Written and Illustrated by Sean Murphy
Colored by Matt Hollingsworth
Published by DC Comics / Black Label
This book is Sean Murphy’s Red Wedding. The chapter where everything changes. Secrets are revealed, and nothing is what it seems.
The unveiling of these moments is executed effortlessly.
Everything Batman believed about the Wayne family secret is wrong.
Heck, wrong is putting it mildly.
Bruce Wayne, Edmond Wayne, Bakkar, Lafayette Arkham, and Azrael all have different fates than was imagined going into the White Knight sequel.
While it’s possible that everything discovered could be a ruse, it’s too good from a narrative perspective to do a bait and switch. The original series made considerable changes to the Batman mythos in this contained Murphy-verse. Curse has delivered stellar storytelling with some big moments. However, it was missing that seismic narrative shift until now.
If that’s not enough, the climactic encounter between Harley Quinn and The Joker/Jack Napier is what Batman fans deserve.
Napier tries to keep Joker at bay to keep Harley and their daughters safe. The back and forth between the two personalities was riveting, and its visual presentation puts it over the top in the best possible way. Napier’s agony is only matched by Joker’s sheer insanity as both of them struggle for possession of the infamous long barrel gun.
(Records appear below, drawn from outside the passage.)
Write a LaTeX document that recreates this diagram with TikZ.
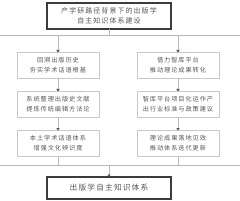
\documentclass[tikz,border=0pt]{standalone}
\usepackage{fontspec}
\setmainfont{Noto Sans CJK SC}[LetterSpace=15]
\usetikzlibrary{arrows.meta,positioning}
\definecolor{frame}{RGB}{200,200,200}
\definecolor{dark}{RGB}{60,60,60}
\definecolor{wire}{RGB}{185,185,185}
\definecolor{tip}{RGB}{60,80,110}
\definecolor{txt}{RGB}{85,85,85}
\begin{document}
\begin{tikzpicture}[x=1pt, y=1pt, text=txt,
box/.style={draw=frame, line width=0.6pt, minimum width=82pt, minimum height=26pt, inner sep=0pt, outer sep=0pt, align=center, font=\fontsize{6.2}{10}\selectfont},
main/.style={draw=dark, line width=1.2pt, minimum width=124pt, inner sep=0pt, outer sep=0pt, align=center},
wire/.style={draw=wire, line width=0.6pt},
arrow/.style={wire, -{Triangle[length=2.5pt, width=3.2pt, color=tip]}}]
\useasboundingbox (0,0) rectangle (240,-200);
\node[main, minimum height=26pt, font=\fontsize{7}{10}\selectfont] (top) at (109,-16) {产学研路径背景下的出版学\\自主知识体系建设};
\node[box] (l1) at (58,-65.5) {回溯出版历史\\夯实学术话语根基};
\node[box, below=13pt of l1] (l2) {系统整理出版史文献\\提炼传统编辑方法论};
\node[box, below=13pt of l2] (l3) {本土学术话语体系\\增强文化辨识度};
\node[box, right=38pt of l1] (r1) {借力智库平台\\推动理论成果转化};
\node[box, right=38pt of l2] (r2) {智库平台项目化运作产\\出行业标准与政策建议};
\node[box, right=38pt of l3] (r3) {理论成果落地见效\\推动体系迭代更新};
\node[main, minimum height=22pt, font=\fontsize{7.7}{10}\selectfont] (bot) at (109,-188) {出版学自主知识体系};
\coordinate (hl1w) at (0,-35);
\coordinate (hl1e) at (240,-35);
\coordinate (hl2w) at (0,-165);
\coordinate (hl2e) at (240,-165);
\draw[wire] (hl1w) -- (hl1e);
\draw[wire] (hl2w) -- (hl2e);
\draw[wire] (top.south) -- (top.south |- hl1w);
\draw[arrow] (l1.north |- hl1w) -- (l1.north);
\draw[arrow] (r1.north |- hl1w) -- (r1.north);
\draw[arrow] (l1) -- (l2);
\draw[arrow] (l2) -- (l3);
\draw[arrow] (r1) -- (r2);
\draw[arrow] (r2) -- (r3);
\draw[wire] (l3.south) -- (l3.south |- hl2w);
\draw[wire] (r3.south) -- (r3.south |- hl2w);
\draw[arrow] (bot.north |- hl2w) -- (bot.north);
\end{tikzpicture}
\end{document}
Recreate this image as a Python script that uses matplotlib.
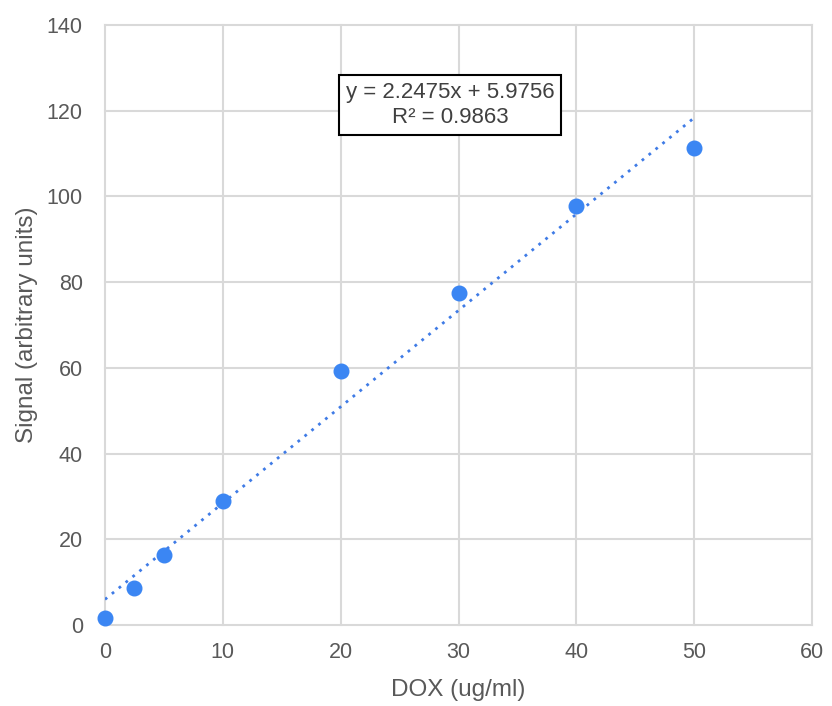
import matplotlib
matplotlib.use("Agg")
import matplotlib.pyplot as plt
import numpy as np

dose = [0, 2.5, 5, 10, 20, 30, 40, 50]
signal = [1.6, 8.6, 16.3, 28.9, 59.3, 77.5, 97.8, 111.3]
slope = 2.2475
intercept = 5.9756
r2 = 0.9863
xticks = [0, 10, 20, 30, 40, 50, 60]
yticks = [0, 20, 40, 60, 80, 100, 120, 140]

plt.rcParams['font.family'] = ['Liberation Sans', 'DejaVu Sans']

fig = plt.figure(figsize=(8.32, 7.06), dpi=100)
ax = fig.add_axes([105/832, 81/706, 707/832, 600/706])

ax.set_xlim(0, 60)
ax.set_ylim(0, 140)
ax.set_xticks(xticks)
ax.set_yticks(yticks)
ax.grid(True, color='#d9d9d9', linewidth=1.5)
ax.set_axisbelow(True)
for s in ax.spines.values():
    s.set_visible(False)
ax.tick_params(length=0, labelsize=15.5, labelcolor='#595959')
ax.tick_params(axis='x', pad=12)
ax.tick_params(axis='y', pad=16)
for gl in ax.get_xgridlines() + ax.get_ygridlines():
    gl.set_clip_on(False)

xt = np.array([dose[0], dose[-1]])
ax.plot(xt, slope * xt + intercept, linestyle=(0, (1, 2.2)), color='#3f7be6',
        linewidth=2.0, zorder=2)
ax.plot(dose, signal, 'o', color='#3b86f3', markersize=10.5, zorder=3, clip_on=False)

ax.text(0.4883, 0.8667, f"y = {slope}x + {intercept}\nR\u00b2 = {r2}",
        transform=ax.transAxes, ha='center', va='center', fontsize=16,
        color='#404040', linespacing=1.3,
        bbox=dict(boxstyle='square,pad=0.3', facecolor='white', edgecolor='black', linewidth=1.5))

ax.set_xlabel("DOX (ug/ml)", fontsize=17.5, color='#595959', labelpad=12)
ax.set_ylabel("Signal (arbitrary units)", fontsize=17.5, color='#595959', labelpad=6)

fig.savefig("out.png", dpi=100)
It’s anarchy in its purest form as Harley struggles with the ultimate choice.
Murphy’s illustrations never cease to amaze; however, this might be his most beautiful work yet. A split-faced Joker/Napier lunging at Harley in utter rage encapsulated how far things have turned in their twisted relationship. The next panel Azrael in the Knightfall bat suit “kracking” Batman in the face as he beats him from pillar to post.
All of the awesomeness builds to the ultimate crescendo where after all of the mysteries and shocking moments are delivered; it’s perhaps the final panel that serves as the biggest surprise. It’s an image that would be the talk of the town if it occurred in the regular continuity, and it works perfectly in this incarnation.